**WHAT IS ASKED:** It is required that the lines from the top of the listing through the line with "import * as" be reproduced exactly, excluding pictures.

**INFORMATION SHOWN:**

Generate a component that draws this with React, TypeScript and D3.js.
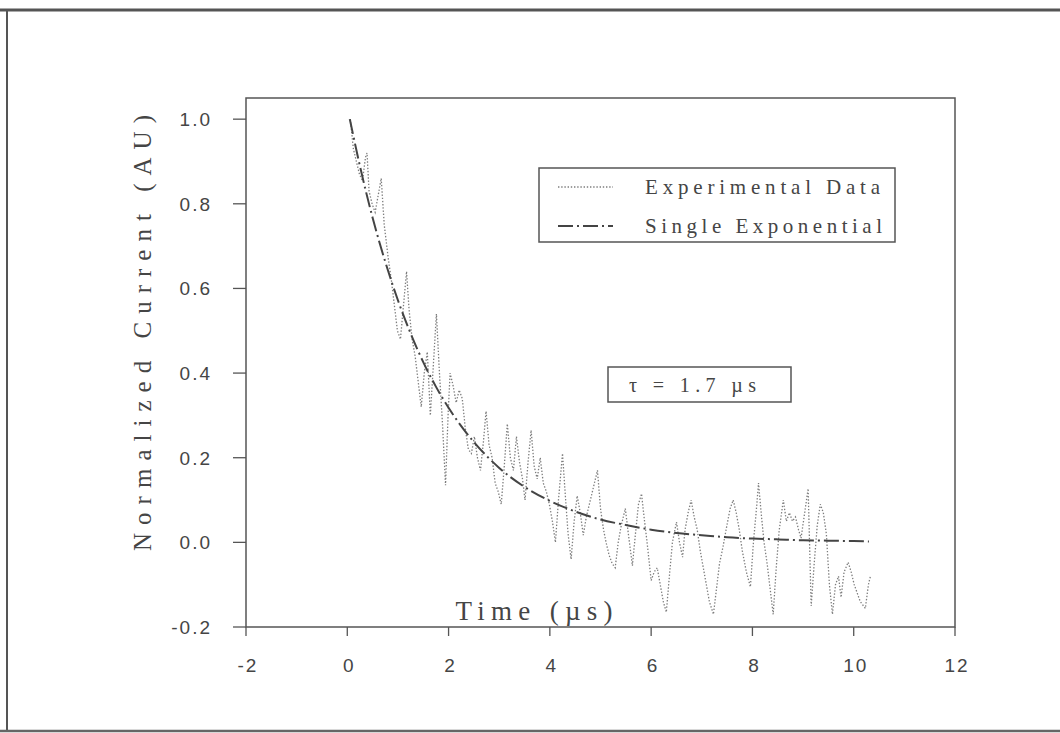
import React from "react";
import * as d3 from "d3";

// ---- data ----
const expTime = [
  0.06, 0.12, 0.18, 0.24, 0.3, 0.36, 0.39, 0.43, 0.49, 0.55, 0.61, 0.67, 0.73, 0.81, 0.87, 0.93, 0.99, 1.05,
  1.11, 1.17, 1.22, 1.28, 1.34, 1.4, 1.46, 1.52, 1.58, 1.64, 1.7, 1.76, 1.82, 1.88, 1.94, 1.99, 2.03, 2.09,
  2.15, 2.21, 2.27, 2.33, 2.39, 2.45, 2.51, 2.57, 2.63, 2.69, 2.74, 2.8, 2.86, 2.92, 2.98, 3.04, 3.1, 3.16,
  3.22, 3.28, 3.34, 3.4, 3.46, 3.51, 3.57, 3.63, 3.69, 3.75, 3.81, 3.87, 3.93, 3.99, 4.05, 4.11, 4.17, 4.25,
  4.3, 4.36, 4.42, 4.48, 4.54, 4.6, 4.66, 4.72, 4.8, 4.88, 4.94, 5.0, 5.06, 5.11, 5.17, 5.23, 5.29, 5.35,
  5.41, 5.49, 5.55, 5.63, 5.69, 5.75, 5.81, 5.86, 5.92, 6.0, 6.06, 6.12, 6.18, 6.24, 6.3, 6.36, 6.42, 6.5,
  6.56, 6.62, 6.67, 6.73, 6.79, 6.85, 6.91, 6.97, 7.03, 7.09, 7.15, 7.23, 7.29, 7.35, 7.42, 7.48, 7.56, 7.62,
  7.68, 7.74, 7.8, 7.88, 7.96, 8.02, 8.08, 8.12, 8.18, 8.23, 8.29, 8.35, 8.41, 8.47, 8.53, 8.61, 8.67, 8.73,
  8.79, 8.85, 8.91, 8.96, 9.02, 9.1, 9.16, 9.22, 9.28, 9.34, 9.4, 9.46, 9.52, 9.58, 9.64, 9.7, 9.75, 9.81,
  9.89, 9.95, 10.01, 10.07, 10.13, 10.23, 10.29, 10.33,
];
const expValue = [
  1.0, 0.93, 0.9, 0.87, 0.855, 0.91, 0.92, 0.83, 0.8, 0.78, 0.82, 0.86, 0.75, 0.67, 0.62, 0.56, 0.5, 0.48,
  0.56, 0.64, 0.55, 0.48, 0.44, 0.38, 0.32, 0.4, 0.45, 0.3, 0.42, 0.54, 0.4, 0.28, 0.135, 0.3, 0.4, 0.37,
  0.33, 0.36, 0.34, 0.27, 0.22, 0.21, 0.25, 0.2, 0.17, 0.24, 0.31, 0.23, 0.2, 0.14, 0.12, 0.09, 0.18, 0.28,
  0.2, 0.17, 0.25, 0.19, 0.15, 0.1, 0.19, 0.265, 0.18, 0.15, 0.2, 0.14, 0.12, 0.09, 0.05, 0.0, 0.1, 0.21,
  0.12, 0.02, -0.04, 0.05, 0.11, 0.07, 0.017, 0.06, 0.1, 0.14, 0.17, 0.08, 0.03, 0.0, -0.03, -0.05, -0.06, 0.0,
  0.04, 0.08, 0.02, -0.055, 0.02, 0.09, 0.115, 0.06, 0.0, -0.09, -0.07, -0.06, -0.1, -0.14, -0.165, -0.08, 0.0, 0.048,
  0.0, -0.035, 0.03, 0.07, 0.1, 0.06, 0.03, -0.02, -0.06, -0.1, -0.14, -0.17, -0.11, -0.05, -0.01, 0.03, 0.08, 0.1,
  0.07, 0.03, -0.02, -0.07, -0.105, 0.0, 0.08, 0.14, 0.06, 0.0, -0.05, -0.11, -0.17, -0.06, 0.03, 0.1, 0.05, 0.07,
  0.05, 0.06, 0.03, 0.01, 0.06, 0.127, -0.15, -0.05, 0.04, 0.09, 0.07, 0.02, -0.1, -0.17, -0.1, -0.08, -0.13, -0.07,
  -0.047, -0.07, -0.1, -0.12, -0.14, -0.156, -0.1, -0.08,
];
const fitTime = [0.05, 0.25, 0.5, 0.75, 1.0, 1.25, 1.5, 1.75, 2.0, 2.5, 3.0, 3.5, 4.0, 4.5, 5.0, 5.5, 6.0, 6.5, 7.0, 7.5, 8.0, 8.5, 9.0, 9.5, 10.0, 10.3];
const fitValue = [1.0, 0.889, 0.767, 0.663, 0.572, 0.494, 0.426, 0.368, 0.318, 0.237, 0.176, 0.131, 0.098, 0.073, 0.054, 0.041, 0.03, 0.022, 0.017, 0.012, 0.009, 0.007, 0.005, 0.004, 0.003, 0.002];

const xTicks = [-2, 0, 2, 4, 6, 8, 10, 12];
const yTicks = [-0.2, 0.0, 0.2, 0.4, 0.6, 0.8, 1.0];
const legendLabels = ["Experimental Data", "Single Exponential"];
const tauLabel = "\u03c4 = 1.7 \u00b5s";
const xTitle = "Time (\u00b5s)";
const yTitle = "Normalized Current (AU)";

// ---- layout ----
const W = 1060;
const H = 733;
const plot = { left: 246, right: 955, top: 98, bottom: 627 };
const ink = "#454545";
const serif = "'Liberation Serif', 'Times New Roman', serif";
const sans = "'Liberation Sans', Arial, sans-serif";

export default function App() {
  const x = d3.scaleLinear().domain([-2, 12]).range([plot.left, plot.right]);
  const y = d3.scaleLinear().domain([-0.2, 1.05]).range([plot.bottom, plot.top]);

  const dataPts: [number, number][] = expTime.map((t, i) => [t, expValue[i]]);
  const fitPts: [number, number][] = fitTime.map((t, i) => [t, fitValue[i]]);
  const dataLine = d3.line<[number, number]>().x((d) => x(d[0])).y((d) => y(d[1]));
  const fitLine = d3
    .line<[number, number]>()
    .x((d) => x(d[0]))
    .y((d) => y(d[1]))
    .curve(d3.curveMonotoneX);

  const dotted = { stroke: "#7d7d7d", strokeWidth: 1.3, strokeDasharray: "1.4 1.8", fill: "none" };
  const dashDot = { stroke: "#444", strokeWidth: 2, strokeDasharray: "15 4 2 4", fill: "none" };

  return (
    <svg
      width={W}
      height={H}
      viewBox={`0 0 ${W} ${H}`}
      style={{ position: "absolute", left: 0, top: 0, background: "#fff" }}
    >
      <rect x={0} y={0} width={W} height={H} fill="#fff" />
      {/* outer frame (scanned page border) */}
      <line x1={0} x2={W} y1={10} y2={10} stroke="#555" strokeWidth={3} />
      <line x1={7} x2={7} y1={9} y2={731} stroke="#555" strokeWidth={2} />
      <line x1={0} x2={W} y1={731} y2={731} stroke="#666" strokeWidth={2.5} />

      {/* plot box */}
      <rect
        x={plot.left}
        y={plot.top}
        width={plot.right - plot.left}
        height={plot.bottom - plot.top}
        fill="none"
        stroke="#555"
        strokeWidth={1.5}
      />

      {/* y ticks */}
      {yTicks.map((v) => (
        <g key={"y" + v}>
          <line x1={plot.left - 13} x2={plot.left} y1={y(v)} y2={y(v)} stroke="#555" strokeWidth={1.3} />
          <text
            x={212}
            y={y(v) + 7}
            textAnchor="end"
            fontFamily={sans}
            fontSize={19}
            fill={ink}
            letterSpacing={2}
          >
            {d3.format(".1f")(v).replace("−", "-")}
          </text>
        </g>
      ))}

      {/* x ticks */}
      {xTicks.map((v) => (
        <g key={"x" + v}>
          <line x1={x(v)} x2={x(v)} y1={plot.bottom} y2={plot.bottom + 9} stroke="#555" strokeWidth={1.3} />
          <text
            x={x(v) + 2}
            y={672}
            textAnchor="middle"
            fontFamily={sans}
            fontSize={19}
            fill={ink}
            letterSpacing={2}
          >
            {String(v).replace("−", "-")}
          </text>
        </g>
      ))}

      {/* series */}
      <path d={dataLine(dataPts) || ""} {...dotted} />
      <path d={fitLine(fitPts) || ""} {...dashDot} />

      {/* axis titles */}
      <text
        x={534}
        y={620}
        textAnchor="middle"
        fontFamily={serif}
        fontSize={27}
        fill={ink}
        textLength={157}
        lengthAdjust="spacing"
      >
        {xTitle}
      </text>
      <text
        transform={`translate(151, 333) rotate(-90)`}
        textAnchor="middle"
        fontFamily={serif}
        fontSize={25}
        fill={ink}
        textLength={436}
        lengthAdjust="spacing"
      >
        {yTitle}
      </text>

      {/* legend */}
      <rect x={539} y={168} width={356} height={74} fill="#fff" stroke="#555" strokeWidth={1.5} />
      <line x1={558} x2={613} y1={187} y2={187} {...dotted} />
      <line x1={558} x2={613} y1={226} y2={226} {...dashDot} />
      <text x={645} y={194} fontFamily={serif} fontSize={21} fill={ink} textLength={235} lengthAdjust="spacing">
        {legendLabels[0]}
      </text>
      <text x={645} y={233} fontFamily={serif} fontSize={21} fill={ink} textLength={237} lengthAdjust="spacing">
        {legendLabels[1]}
      </text>

      {/* tau annotation */}
      <rect x={608} y={367} width={183} height={35} fill="#fff" stroke="#555" strokeWidth={1.5} />
      <text x={629} y={392} fontFamily={serif} fontSize={20} fill={ink} textLength={127} lengthAdjust="spacing">
        {tauLabel}
      </text>
    </svg>
  );
}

**REPLY:**
Generate a component that draws this with React, TypeScript and D3.js.
import React from "react";
import * as d3 from "d3";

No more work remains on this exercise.